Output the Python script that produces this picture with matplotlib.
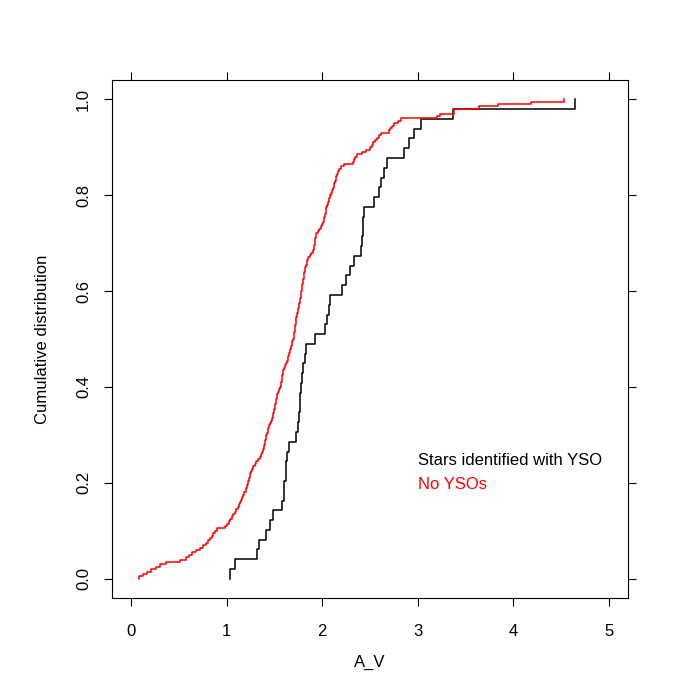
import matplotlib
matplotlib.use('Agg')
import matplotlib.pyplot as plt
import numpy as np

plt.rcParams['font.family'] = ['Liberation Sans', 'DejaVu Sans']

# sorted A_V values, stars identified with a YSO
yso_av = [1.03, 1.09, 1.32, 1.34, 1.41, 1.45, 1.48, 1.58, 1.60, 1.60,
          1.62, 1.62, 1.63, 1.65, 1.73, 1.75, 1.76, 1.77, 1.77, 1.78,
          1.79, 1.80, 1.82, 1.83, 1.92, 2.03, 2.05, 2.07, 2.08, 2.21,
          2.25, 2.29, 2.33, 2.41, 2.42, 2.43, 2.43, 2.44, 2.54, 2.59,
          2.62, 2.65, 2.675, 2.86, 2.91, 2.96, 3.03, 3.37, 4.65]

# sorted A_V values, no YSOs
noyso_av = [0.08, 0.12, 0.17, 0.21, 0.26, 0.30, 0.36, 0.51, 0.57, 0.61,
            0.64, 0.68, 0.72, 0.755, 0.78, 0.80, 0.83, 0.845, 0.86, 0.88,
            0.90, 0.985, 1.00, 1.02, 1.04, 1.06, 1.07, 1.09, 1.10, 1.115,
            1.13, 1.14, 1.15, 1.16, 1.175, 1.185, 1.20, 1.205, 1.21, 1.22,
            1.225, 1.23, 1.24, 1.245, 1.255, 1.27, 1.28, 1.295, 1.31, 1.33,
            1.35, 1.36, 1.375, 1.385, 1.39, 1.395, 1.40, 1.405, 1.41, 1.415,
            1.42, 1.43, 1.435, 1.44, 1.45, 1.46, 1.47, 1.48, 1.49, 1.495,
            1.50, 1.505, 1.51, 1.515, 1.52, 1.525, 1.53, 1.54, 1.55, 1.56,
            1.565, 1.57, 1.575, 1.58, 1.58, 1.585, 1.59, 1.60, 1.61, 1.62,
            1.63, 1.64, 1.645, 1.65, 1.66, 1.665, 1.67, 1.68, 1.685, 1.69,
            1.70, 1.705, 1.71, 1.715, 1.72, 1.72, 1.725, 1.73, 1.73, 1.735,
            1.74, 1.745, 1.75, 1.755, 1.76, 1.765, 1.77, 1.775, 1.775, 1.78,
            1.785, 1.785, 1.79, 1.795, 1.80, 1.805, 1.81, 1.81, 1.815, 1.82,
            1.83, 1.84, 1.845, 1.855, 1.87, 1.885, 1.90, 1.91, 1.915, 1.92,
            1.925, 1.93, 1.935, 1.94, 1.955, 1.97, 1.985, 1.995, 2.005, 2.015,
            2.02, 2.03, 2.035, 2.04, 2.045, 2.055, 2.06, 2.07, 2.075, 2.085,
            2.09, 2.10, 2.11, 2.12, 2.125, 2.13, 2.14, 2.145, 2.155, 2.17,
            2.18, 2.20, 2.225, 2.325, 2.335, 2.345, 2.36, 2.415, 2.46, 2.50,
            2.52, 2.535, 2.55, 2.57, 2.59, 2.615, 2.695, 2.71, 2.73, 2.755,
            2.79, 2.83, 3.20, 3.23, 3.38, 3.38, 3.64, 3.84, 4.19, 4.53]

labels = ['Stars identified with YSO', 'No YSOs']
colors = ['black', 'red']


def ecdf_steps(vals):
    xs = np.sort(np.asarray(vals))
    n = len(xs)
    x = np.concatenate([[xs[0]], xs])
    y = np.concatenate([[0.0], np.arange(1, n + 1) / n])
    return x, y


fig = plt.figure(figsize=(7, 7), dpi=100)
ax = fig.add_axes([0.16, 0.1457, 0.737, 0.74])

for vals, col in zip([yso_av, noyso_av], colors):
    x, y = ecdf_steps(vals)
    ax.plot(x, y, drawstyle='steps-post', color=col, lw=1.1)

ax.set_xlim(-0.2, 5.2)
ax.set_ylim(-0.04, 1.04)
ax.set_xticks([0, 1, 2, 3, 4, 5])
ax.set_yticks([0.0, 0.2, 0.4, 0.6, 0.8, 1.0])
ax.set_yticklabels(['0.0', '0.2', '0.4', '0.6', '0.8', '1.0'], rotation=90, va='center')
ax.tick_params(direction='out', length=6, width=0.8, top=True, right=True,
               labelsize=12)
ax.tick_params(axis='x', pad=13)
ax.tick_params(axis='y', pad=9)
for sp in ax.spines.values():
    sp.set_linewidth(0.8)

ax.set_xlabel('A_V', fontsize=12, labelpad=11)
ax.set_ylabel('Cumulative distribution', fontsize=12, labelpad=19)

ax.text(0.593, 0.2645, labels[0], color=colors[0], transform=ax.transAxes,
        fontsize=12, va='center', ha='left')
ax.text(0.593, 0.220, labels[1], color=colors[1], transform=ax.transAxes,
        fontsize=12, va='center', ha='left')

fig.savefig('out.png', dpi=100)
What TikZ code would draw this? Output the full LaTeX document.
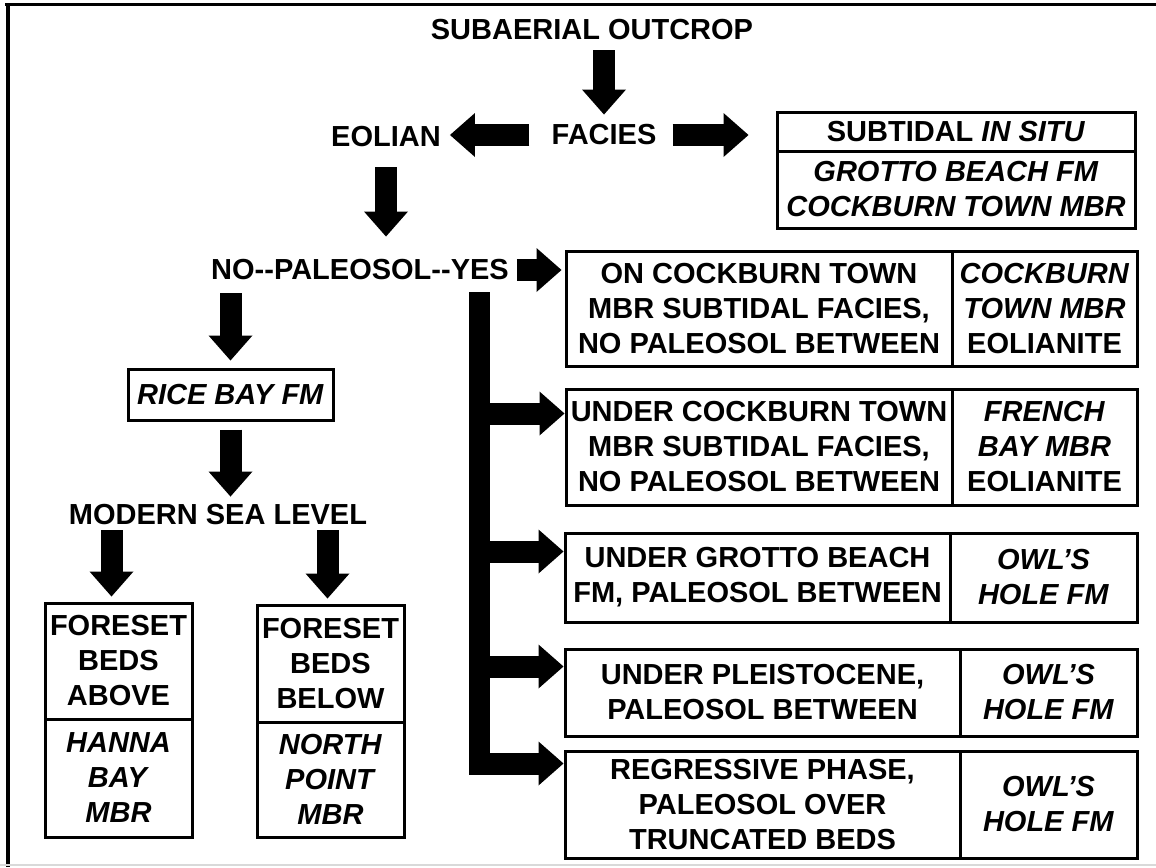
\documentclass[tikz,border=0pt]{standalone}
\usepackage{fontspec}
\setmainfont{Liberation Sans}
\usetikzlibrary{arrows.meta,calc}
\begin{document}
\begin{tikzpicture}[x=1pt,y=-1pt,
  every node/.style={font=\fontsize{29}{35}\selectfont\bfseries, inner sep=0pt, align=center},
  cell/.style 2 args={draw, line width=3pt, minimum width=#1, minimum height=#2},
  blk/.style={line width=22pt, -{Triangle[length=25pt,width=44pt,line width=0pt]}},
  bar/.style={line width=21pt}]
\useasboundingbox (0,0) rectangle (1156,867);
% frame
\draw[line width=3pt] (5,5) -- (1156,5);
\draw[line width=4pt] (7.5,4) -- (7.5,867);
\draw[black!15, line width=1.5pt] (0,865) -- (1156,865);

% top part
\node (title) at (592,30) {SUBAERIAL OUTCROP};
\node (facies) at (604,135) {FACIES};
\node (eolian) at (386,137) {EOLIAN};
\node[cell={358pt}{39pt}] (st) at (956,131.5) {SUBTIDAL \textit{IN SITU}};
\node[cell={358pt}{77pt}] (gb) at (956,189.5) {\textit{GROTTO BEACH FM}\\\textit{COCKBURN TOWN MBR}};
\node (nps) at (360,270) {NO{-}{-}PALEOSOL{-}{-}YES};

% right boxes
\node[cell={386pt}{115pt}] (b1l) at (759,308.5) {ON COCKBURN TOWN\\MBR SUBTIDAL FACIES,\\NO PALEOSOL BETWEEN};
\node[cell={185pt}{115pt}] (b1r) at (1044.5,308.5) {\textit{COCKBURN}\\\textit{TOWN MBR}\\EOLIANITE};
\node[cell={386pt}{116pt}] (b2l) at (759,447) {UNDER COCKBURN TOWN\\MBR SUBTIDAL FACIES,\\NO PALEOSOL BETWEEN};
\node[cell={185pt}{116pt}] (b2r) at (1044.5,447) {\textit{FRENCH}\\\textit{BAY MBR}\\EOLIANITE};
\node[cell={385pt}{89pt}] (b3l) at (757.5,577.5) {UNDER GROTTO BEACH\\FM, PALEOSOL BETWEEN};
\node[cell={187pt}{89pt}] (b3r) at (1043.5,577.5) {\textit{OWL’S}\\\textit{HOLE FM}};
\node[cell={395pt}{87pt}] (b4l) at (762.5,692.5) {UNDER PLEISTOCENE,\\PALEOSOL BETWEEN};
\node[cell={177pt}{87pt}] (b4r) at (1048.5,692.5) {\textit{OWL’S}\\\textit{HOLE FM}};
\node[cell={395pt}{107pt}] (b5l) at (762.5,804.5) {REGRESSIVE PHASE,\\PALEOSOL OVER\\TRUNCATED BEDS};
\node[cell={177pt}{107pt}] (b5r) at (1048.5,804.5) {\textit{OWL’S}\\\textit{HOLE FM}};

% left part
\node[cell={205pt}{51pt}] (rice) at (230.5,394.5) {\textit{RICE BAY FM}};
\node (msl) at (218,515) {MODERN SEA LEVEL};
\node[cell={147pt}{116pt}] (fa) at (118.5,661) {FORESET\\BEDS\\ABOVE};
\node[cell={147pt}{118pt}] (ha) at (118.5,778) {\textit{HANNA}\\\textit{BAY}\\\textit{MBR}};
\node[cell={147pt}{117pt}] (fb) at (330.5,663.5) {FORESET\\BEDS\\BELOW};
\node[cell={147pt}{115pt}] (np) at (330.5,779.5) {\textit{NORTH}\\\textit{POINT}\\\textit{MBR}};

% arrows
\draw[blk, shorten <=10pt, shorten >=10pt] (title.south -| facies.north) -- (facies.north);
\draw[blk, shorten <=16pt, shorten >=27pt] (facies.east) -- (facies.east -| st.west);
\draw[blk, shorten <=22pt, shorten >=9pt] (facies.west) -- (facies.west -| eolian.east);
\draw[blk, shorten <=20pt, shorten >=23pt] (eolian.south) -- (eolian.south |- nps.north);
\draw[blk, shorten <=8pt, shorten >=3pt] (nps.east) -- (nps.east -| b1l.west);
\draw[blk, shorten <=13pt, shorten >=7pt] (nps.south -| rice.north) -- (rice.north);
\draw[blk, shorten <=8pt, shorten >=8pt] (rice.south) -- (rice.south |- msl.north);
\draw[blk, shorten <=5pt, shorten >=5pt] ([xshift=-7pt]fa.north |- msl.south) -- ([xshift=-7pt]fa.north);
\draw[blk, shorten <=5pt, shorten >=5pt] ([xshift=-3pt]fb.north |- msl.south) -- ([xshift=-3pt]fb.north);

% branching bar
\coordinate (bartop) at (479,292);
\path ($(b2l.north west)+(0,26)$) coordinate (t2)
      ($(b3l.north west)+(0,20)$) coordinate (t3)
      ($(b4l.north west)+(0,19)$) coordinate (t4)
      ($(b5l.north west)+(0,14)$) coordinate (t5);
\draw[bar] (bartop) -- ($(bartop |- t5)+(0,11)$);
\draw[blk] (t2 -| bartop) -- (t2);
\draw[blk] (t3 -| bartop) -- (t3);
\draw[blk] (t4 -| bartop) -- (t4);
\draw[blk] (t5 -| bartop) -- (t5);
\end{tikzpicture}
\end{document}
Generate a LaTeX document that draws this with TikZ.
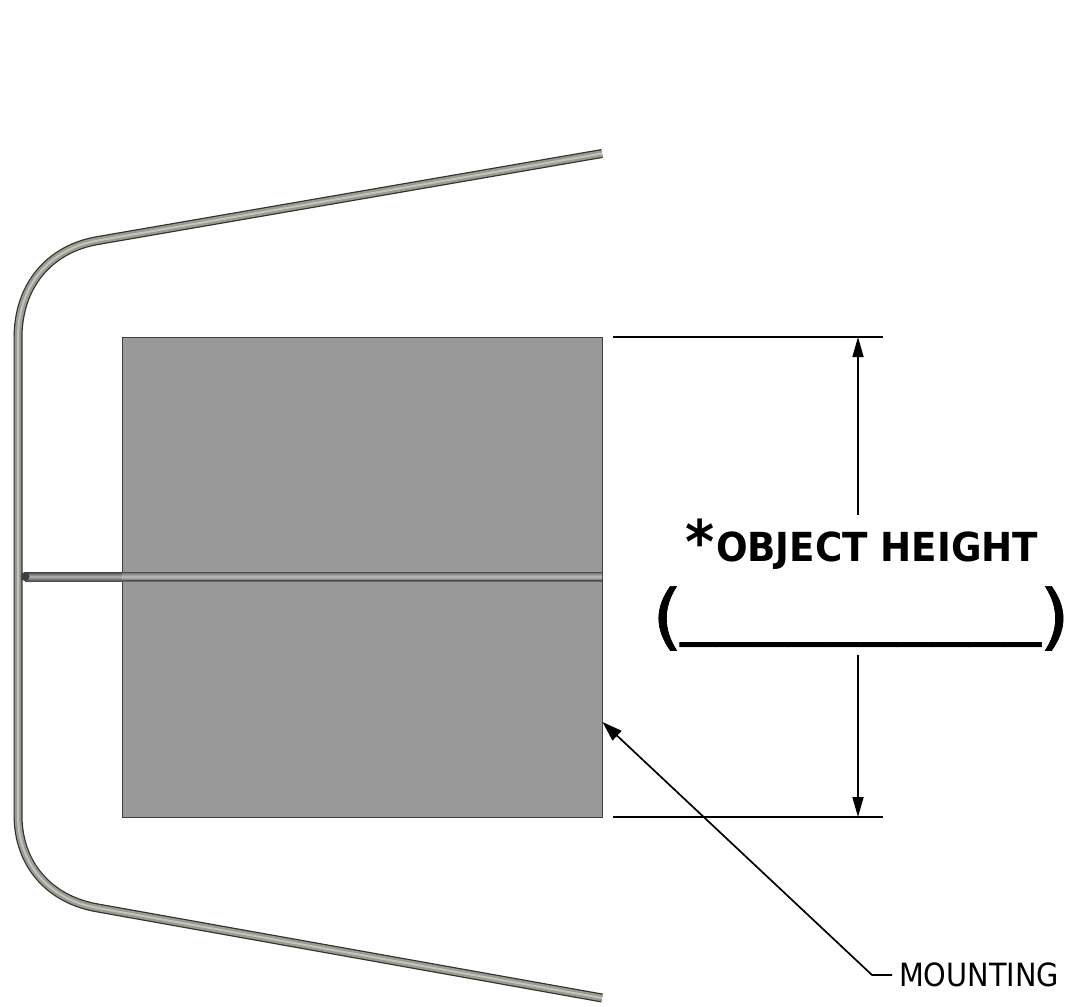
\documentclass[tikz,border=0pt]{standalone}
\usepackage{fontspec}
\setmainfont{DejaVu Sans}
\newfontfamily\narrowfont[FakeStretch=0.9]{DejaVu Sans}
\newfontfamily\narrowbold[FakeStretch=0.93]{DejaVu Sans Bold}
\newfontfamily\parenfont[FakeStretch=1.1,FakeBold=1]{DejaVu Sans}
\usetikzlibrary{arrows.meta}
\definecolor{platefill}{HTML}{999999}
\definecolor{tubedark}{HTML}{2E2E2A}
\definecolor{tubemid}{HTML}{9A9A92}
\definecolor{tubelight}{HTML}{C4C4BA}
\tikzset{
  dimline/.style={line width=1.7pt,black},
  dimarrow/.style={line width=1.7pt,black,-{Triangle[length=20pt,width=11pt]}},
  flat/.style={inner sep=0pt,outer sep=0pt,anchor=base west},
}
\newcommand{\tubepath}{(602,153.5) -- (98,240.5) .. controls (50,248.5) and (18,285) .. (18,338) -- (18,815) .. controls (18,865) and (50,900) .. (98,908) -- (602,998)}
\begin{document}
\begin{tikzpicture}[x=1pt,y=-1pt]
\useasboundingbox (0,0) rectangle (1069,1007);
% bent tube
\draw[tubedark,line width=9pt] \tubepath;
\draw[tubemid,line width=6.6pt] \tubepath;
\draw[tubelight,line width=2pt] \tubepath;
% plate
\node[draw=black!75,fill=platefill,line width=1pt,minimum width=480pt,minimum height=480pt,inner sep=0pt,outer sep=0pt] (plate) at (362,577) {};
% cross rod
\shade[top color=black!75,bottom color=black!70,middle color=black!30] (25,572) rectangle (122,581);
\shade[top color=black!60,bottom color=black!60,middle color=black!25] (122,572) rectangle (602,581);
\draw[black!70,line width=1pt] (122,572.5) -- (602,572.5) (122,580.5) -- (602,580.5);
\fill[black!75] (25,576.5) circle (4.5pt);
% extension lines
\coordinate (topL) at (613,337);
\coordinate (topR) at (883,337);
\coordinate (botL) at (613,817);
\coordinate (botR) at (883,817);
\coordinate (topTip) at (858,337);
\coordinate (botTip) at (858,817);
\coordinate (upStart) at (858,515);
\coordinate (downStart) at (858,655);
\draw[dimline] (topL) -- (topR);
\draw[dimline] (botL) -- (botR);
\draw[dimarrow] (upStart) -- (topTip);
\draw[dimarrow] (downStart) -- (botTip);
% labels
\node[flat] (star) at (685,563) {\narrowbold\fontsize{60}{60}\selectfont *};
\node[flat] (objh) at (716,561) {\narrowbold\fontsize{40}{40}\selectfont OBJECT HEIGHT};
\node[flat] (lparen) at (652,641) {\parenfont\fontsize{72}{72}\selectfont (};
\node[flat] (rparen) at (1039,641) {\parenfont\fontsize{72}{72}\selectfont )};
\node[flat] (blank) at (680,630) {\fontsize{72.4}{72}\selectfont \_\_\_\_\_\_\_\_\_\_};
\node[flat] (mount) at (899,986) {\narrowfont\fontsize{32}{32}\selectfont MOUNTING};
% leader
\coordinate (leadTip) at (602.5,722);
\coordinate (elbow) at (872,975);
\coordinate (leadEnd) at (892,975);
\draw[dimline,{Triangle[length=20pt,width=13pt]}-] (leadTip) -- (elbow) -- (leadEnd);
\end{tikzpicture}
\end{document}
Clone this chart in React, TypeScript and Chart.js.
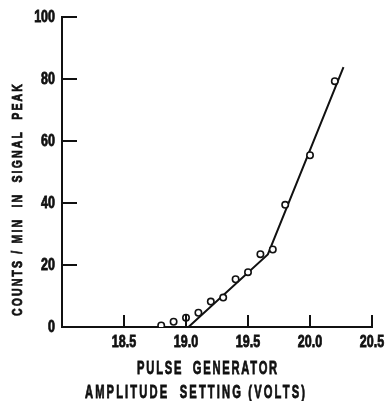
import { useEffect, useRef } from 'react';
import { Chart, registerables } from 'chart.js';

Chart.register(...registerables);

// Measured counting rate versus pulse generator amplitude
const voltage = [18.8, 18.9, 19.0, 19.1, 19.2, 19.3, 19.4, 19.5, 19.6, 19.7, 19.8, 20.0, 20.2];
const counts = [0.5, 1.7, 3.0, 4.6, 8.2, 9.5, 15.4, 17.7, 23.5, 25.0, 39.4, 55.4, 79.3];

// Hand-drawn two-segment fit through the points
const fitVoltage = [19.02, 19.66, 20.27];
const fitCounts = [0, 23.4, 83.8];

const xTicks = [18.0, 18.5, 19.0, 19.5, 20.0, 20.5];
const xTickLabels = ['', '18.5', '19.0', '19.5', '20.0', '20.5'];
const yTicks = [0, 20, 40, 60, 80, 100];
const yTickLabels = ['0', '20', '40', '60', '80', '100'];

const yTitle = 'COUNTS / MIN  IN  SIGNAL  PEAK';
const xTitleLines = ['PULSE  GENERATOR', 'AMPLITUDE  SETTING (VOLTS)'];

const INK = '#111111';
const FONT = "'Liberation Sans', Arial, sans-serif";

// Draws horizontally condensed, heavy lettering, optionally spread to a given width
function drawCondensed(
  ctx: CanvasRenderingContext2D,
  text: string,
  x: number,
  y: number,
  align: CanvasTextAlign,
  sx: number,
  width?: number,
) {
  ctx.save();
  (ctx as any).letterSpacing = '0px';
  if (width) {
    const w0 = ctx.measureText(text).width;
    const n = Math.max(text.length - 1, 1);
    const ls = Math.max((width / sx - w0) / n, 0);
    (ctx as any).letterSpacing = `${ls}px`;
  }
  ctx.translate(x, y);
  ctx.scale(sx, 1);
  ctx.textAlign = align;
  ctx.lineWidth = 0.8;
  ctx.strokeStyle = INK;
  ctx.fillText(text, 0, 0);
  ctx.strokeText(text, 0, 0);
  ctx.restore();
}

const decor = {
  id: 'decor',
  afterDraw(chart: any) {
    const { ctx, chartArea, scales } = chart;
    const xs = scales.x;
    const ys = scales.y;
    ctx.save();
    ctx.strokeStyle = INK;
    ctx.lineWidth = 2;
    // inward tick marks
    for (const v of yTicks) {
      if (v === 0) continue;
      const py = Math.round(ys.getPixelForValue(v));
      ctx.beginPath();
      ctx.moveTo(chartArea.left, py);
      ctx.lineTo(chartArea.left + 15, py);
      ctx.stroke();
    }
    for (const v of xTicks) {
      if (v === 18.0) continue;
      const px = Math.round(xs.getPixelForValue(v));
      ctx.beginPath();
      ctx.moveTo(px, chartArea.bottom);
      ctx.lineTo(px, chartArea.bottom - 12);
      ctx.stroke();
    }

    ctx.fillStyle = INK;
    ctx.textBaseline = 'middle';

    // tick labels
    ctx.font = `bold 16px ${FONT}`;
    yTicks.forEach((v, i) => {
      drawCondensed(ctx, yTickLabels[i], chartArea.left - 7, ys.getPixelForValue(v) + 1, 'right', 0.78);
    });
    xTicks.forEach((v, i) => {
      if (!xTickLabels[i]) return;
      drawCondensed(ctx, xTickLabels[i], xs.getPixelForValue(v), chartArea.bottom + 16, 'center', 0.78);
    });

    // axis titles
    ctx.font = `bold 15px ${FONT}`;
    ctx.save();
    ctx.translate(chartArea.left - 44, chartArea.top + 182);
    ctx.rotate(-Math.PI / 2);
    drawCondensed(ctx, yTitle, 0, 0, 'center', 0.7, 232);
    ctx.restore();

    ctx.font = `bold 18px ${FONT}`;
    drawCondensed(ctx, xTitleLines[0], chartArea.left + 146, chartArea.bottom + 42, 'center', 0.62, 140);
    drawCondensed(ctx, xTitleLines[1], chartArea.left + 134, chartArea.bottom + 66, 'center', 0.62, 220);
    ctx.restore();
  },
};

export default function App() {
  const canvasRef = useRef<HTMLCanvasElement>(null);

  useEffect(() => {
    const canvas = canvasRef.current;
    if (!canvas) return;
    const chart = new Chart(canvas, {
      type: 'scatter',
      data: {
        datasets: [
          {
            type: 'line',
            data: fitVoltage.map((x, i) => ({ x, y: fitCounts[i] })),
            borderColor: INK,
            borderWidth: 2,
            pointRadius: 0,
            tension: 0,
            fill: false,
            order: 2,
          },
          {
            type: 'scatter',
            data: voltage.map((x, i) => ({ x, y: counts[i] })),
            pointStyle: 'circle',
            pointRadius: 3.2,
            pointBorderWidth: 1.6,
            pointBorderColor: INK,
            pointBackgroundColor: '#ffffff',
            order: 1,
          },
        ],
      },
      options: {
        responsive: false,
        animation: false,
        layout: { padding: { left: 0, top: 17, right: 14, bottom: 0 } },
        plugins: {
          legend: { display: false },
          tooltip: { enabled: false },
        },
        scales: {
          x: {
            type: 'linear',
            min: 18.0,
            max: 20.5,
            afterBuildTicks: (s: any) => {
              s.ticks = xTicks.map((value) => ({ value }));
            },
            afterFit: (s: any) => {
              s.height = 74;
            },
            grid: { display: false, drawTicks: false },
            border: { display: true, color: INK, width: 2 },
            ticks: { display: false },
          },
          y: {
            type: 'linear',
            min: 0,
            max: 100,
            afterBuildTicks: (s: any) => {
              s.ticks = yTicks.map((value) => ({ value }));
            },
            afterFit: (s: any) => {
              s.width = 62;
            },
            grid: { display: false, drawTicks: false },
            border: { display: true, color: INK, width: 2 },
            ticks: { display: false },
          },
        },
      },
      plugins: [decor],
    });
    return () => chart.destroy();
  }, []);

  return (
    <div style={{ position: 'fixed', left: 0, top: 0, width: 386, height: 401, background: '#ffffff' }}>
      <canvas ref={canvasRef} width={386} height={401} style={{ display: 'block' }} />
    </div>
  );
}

---

**What you have to do:** Repeat the lines exactly as they stand, from the opening line of the data through the line with "plt.rcParams['font.family'] = ['Liberation". Pictures stay out of the copy.

**Result of this task:**
Output the Python script that produces this picture with matplotlib.
import matplotlib
matplotlib.use('Agg')
import matplotlib.pyplot as plt
import numpy as np

plt.rcParams['font.family'] = ['Liberation Sans', 'DejaVu Sans']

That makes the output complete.